Q&A with Non-fiction author Steve Vogel
May 14, 2014
Steve Vogel is the author of “Through The Perilous Fight” and “The Pentagon.” He has written extensively about military affairs and the treatment of veterans from the wars in Afghanistan and Iraq. His reporting about the war in Afghanistan was part of a package of Washington Post stories selected as a finalist for the 2002 Pulitzer Prize. He covered the September 11, 2001, terrorist attack on the Pentagon, and the building’s subsequent reconstruction. He also covered the War in Iraq and the first Gulf War, as well as U.S. military operations in Rwanda, Somalia and the Balkans.
Do/did you have a day job? What was it and how did it influence your writing?

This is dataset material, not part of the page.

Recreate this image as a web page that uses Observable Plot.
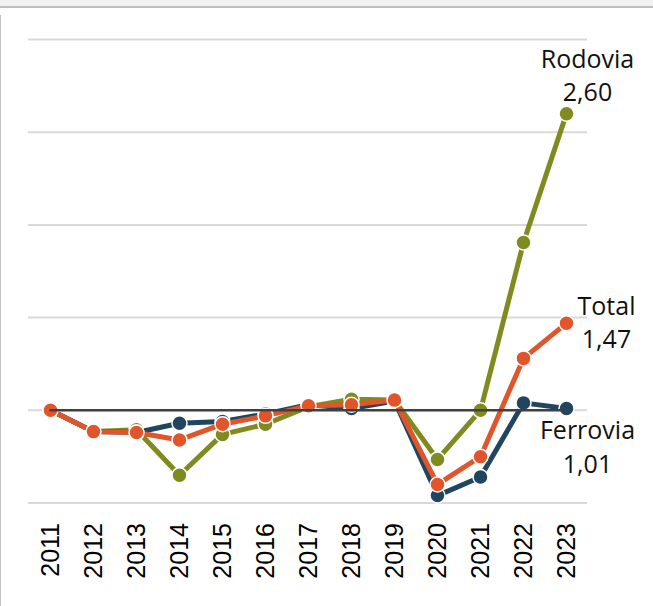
<!DOCTYPE html>
<html>
<head>
<meta charset="utf-8">
<script src="https://cdn.jsdelivr.net/npm/d3@7"></script>
<script src="https://cdn.jsdelivr.net/npm/@observablehq/plot@0.6"></script>
<style>
  html, body { margin: 0; padding: 0; background: #fff; }
  #wrap { position: relative; width: 653px; height: 606px; overflow: hidden; }
  #strip { position: absolute; left: 0; top: 0; width: 653px; height: 6px; background: #f2f2f2; border-bottom: 2px solid #bfbfbf; }
  #leftline { position: absolute; left: 0; top: 15px; width: 1px; height: 591px; background: #c4c4c4; }
  svg { position: absolute; left: 0; top: 0; }
</style>
</head>
<body>
<div id="wrap"><div id="strip"></div><div id="leftline"></div></div>
<script>
const years = ["2011","2012","2013","2014","2015","2016","2017","2018","2019","2020","2021","2022","2023"];
const ferrovia = [1.00, 0.885, 0.88, 0.93, 0.94, 0.98, 1.03, 1.01, 1.05, 0.54, 0.64, 1.04, 1.01];
const rodovia  = [1.00, 0.885, 0.895, 0.65, 0.87, 0.925, 1.02, 1.06, 1.055, 0.735, 1.00, 1.905, 2.60];
const total    = [1.00, 0.885, 0.88, 0.84, 0.925, 0.97, 1.025, 1.03, 1.055, 0.60, 0.75, 1.28, 1.47];
const seriesNames = ["Ferrovia", "Rodovia", "Total"];
const seriesColors = ["#1f4560", "#7f8b1e", "#e0562a"];
const gridValues = [0.5, 1.0, 1.5, 2.0, 2.5, 3.0];
const baseline = 1.0;

const seriesValues = {Ferrovia: ferrovia, Rodovia: rodovia, Total: total};
const rows = [];
for (const name of ["Rodovia", "Ferrovia", "Total"]) {
  seriesValues[name].forEach((v, i) => rows.push({year: years[i], value: v, series: name}));
}
const last = years.length - 1;
const fmt = v => v.toFixed(2).replace(".", ",");
const lab = name => [{year: years[last], value: seriesValues[name][last], series: name}];
const color = {domain: seriesNames, range: seriesColors};

const labelFont = "'Open Sans', 'Noto Sans', sans-serif";
const labelMarks = [];
const offsets = {Rodovia: {dx: 21, dy1: -54, dy2: -21}, Total: {dx: 40, dy1: -16, dy2: 17}, Ferrovia: {dx: 21, dy1: 23, dy2: 57}};
for (const name of seriesNames) {
  const o = offsets[name];
  labelMarks.push(Plot.text(lab(name), {x: "year", y: "value", text: d => d.series, dx: o.dx, dy: o.dy1, fontSize: 25, fontFamily: labelFont, fill: "#111", textAnchor: "middle"}));
  labelMarks.push(Plot.text(lab(name), {x: "year", y: "value", text: d => fmt(d.value), dx: o.dx, dy: o.dy2, fontSize: 25, fontFamily: labelFont, fill: "#111", textAnchor: "middle"}));
}

const chart = Plot.plot({
  width: 653,
  height: 606,
  marginTop: 39,
  marginBottom: 103.5,
  marginLeft: 28,
  marginRight: 66,
  style: {background: "transparent", fontFamily: "'Liberation Sans', Arial, sans-serif"},
  x: {type: "point", domain: years, padding: 0.5, label: null},
  y: {domain: [0.5, 3.0], label: null, axis: null},
  color,
  marks: [
    Plot.ruleY(gridValues, {stroke: "#d9d9d9", strokeWidth: 2}),
    Plot.axisX({tickRotate: -90, tickSize: 0, tickPadding: 20, fontSize: 25, fill: "#000", label: null}),
    ...["Rodovia", "Ferrovia", "Total"].flatMap(name => [
      Plot.line(rows.filter(d => d.series === name), {x: "year", y: "value", stroke: "series", strokeWidth: 5, strokeLinejoin: "round"}),
      Plot.dot(rows.filter(d => d.series === name), {x: "year", y: "value", fill: "series", r: 7.5, stroke: "#fff", strokeWidth: 1.5})
    ]),
    Plot.line([{year: years[0], value: baseline}, {year: years[last], value: baseline}], {x: "year", y: "value", stroke: "#404040", strokeWidth: 2.5}),
    ...labelMarks
  ]
});
document.getElementById("wrap").appendChild(chart);
</script>
</body>
</html>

I’ve worked as a journalist for 30 years, most of that time as a reporter for The Washington Post, frequently covering military issues. Sometimes people ask why I’ve started writing works of narrative history such as “The Pentagon” and “Through the Perilous Fight.” Honestly, I see newspaper reporting and writing history as fundamentally the same thing. You are trying to bring people, events, places and stories to life, with the most faithful adherence to the truth as possible. Whether it happened yesterday, or—as is the case with “Through the Perilous Fight”—200 years ago, doesn’t really matter. You’re trying to tell a good story, the way it really happened.
If you could ask another author (living or dead) one question, what would it be and what author would you ask it of?
Hunter S. Thompson. What happens when the weird turn pro? Does the going get weirder, or does it straighten itself out?
Choose one book you’ve written. Who would you case to play the leading role(s)?
“Through the Perilous Fight” were made into a movie, Russell Crowe would have to be given a role. I’m not sure if he should play British Rear Adm. George Cockburn, the much-feared, swashbuckling Royal Navy officer who master-minded the capture of Washington, or British Gen. Robert Ross, the dashing, more reflective Army officer who carried out the attack. Either way, Crowe would have a fine time of it.
Why should people come hear you talk about your book?
As Gary Anderson wrote in The Washington Times in his review of “Through the Perilous Fight:” “No one who hears the national anthem at a ballgame will ever think of it the same way after reading this book, nor want the national anthem changed.”